-- START DATA FOR THIS TASK --

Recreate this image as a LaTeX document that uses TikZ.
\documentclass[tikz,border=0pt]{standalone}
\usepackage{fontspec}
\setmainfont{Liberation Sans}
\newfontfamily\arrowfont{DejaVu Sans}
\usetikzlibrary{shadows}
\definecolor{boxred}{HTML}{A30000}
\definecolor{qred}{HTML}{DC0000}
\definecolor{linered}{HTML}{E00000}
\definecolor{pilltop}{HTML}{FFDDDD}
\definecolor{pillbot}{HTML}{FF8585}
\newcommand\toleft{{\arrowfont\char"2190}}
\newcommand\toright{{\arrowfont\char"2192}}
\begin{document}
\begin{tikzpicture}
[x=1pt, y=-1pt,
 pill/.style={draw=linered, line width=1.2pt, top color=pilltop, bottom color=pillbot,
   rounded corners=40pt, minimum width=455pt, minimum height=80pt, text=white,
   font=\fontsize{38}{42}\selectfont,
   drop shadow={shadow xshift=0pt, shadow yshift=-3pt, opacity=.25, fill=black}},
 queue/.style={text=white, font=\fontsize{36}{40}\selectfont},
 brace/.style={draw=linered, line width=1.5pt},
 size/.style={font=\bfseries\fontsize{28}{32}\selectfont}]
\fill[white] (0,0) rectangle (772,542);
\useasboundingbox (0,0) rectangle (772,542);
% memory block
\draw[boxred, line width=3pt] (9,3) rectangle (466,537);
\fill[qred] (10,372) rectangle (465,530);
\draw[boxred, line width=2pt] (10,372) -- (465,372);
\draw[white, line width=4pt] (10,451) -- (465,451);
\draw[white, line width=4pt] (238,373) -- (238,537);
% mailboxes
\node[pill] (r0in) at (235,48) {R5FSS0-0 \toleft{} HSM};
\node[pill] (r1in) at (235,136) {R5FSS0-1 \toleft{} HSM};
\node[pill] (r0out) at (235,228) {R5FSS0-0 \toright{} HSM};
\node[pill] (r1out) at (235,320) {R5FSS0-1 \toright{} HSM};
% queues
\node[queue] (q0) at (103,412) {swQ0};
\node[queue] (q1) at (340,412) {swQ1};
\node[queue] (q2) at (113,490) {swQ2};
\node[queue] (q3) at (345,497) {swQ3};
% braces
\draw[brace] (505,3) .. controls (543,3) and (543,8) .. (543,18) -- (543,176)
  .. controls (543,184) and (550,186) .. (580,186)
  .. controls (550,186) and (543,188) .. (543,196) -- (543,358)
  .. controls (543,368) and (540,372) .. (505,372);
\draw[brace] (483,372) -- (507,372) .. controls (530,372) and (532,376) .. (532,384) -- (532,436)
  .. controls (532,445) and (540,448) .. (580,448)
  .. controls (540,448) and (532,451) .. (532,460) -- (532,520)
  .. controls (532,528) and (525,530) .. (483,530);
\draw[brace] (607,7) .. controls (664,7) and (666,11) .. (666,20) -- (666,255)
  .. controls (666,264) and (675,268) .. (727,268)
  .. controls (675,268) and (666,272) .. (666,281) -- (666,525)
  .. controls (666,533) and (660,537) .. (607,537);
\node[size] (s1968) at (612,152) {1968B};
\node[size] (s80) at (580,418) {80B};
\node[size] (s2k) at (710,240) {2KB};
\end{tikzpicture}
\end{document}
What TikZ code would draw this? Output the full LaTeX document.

-- END DATA FOR THIS TASK --

■ DESCRIPTION OF THE TASK
Copy out all lines from the material above that contain the string "draw".

■ PROBLEM SOLUTION
 pill/.style={draw=linered, line width=1.2pt, top color=pilltop, bottom color=pillbot,
 brace/.style={draw=linered, line width=1.5pt},
\draw[boxred, line width=3pt] (9,3) rectangle (466,537);
\draw[boxred, line width=2pt] (10,372) -- (465,372);
\draw[white, line width=4pt] (10,451) -- (465,451);
\draw[white, line width=4pt] (238,373) -- (238,537);
\draw[brace] (505,3) .. controls (543,3) and (543,8) .. (543,18) -- (543,176)
\draw[brace] (483,372) -- (507,372) .. controls (530,372) and (532,376) .. (532,384) -- (532,436)
\draw[brace] (607,7) .. controls (664,7) and (666,11) .. (666,20) -- (666,255)
What TikZ code would draw this? Output the full LaTeX document.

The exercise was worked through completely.